GLIMPSES: At UN gathering, diplomats speak through clothes, not just words

UNITED NATIONS (AP) — Some call it a useless bureaucracy. Others praise it as a key tool of humanitarian aid, peacemaking and global diplomacy.

Whatever their core beliefs, nearly every national leader agrees the United Nations is a valuable stage to make their case before the world. And it’s a stage no one enters in anything but their finest clothes, a fact on vivid display at the U.N. General Assembly in New York this week.

For many diplomats and national officials, the General Assembly to provided an opportunity to show off clothing with not just elegant cuts and fabrics, but a symbolic message.

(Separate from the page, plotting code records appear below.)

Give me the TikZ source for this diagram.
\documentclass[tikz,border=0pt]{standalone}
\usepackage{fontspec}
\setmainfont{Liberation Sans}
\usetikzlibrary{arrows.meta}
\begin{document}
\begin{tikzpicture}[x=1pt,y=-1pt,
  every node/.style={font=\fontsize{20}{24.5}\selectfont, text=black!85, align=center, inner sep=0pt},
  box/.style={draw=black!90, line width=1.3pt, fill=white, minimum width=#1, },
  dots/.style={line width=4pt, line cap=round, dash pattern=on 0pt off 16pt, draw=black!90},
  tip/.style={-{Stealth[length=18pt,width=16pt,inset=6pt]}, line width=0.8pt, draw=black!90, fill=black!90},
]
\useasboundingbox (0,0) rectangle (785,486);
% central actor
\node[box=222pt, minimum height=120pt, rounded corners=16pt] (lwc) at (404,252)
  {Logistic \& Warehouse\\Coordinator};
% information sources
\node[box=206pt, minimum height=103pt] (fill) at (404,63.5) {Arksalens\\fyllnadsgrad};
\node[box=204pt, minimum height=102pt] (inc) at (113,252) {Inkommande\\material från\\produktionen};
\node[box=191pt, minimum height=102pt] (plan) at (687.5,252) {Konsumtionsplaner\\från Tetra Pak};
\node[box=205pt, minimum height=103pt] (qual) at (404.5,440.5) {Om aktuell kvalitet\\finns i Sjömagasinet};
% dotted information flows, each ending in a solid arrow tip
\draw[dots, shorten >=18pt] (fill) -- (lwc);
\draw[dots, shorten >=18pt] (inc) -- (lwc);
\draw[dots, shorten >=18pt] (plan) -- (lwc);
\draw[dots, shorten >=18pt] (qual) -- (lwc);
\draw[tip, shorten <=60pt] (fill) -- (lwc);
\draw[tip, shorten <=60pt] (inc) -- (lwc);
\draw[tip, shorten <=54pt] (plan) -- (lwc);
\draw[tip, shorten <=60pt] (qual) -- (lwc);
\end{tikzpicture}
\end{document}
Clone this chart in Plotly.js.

Sofonea Shale, the chief of staff for Sam Matekane, prime minister of the Kingdom of Lesotho — a mountainous kingdom locked inside South Africa — wore a mokorotlo, a colorful, intricate straw hat representing Mount Qiloane, a peak where the kingdom’s founder sought refuge during a foundational battle in the 19th century.

Dr. Carol Labor, a public health expert from Sierra Leone, wore a bright-pink traditional Mandingo gown hand-made in Gambia “especially for this occasion.”

Bolivian Foreign Secretary Celinda Sosa Luna wore a bowler-style hat, silken scarf and pleated skirt typical of Tarija, her southern home province. The skirts known as polleras are assertions of pride in the Indigenous heritage of Bolivia, which was colonized by Spain in the 16th century.

“My clothes,” she said, “are my country’s identity.”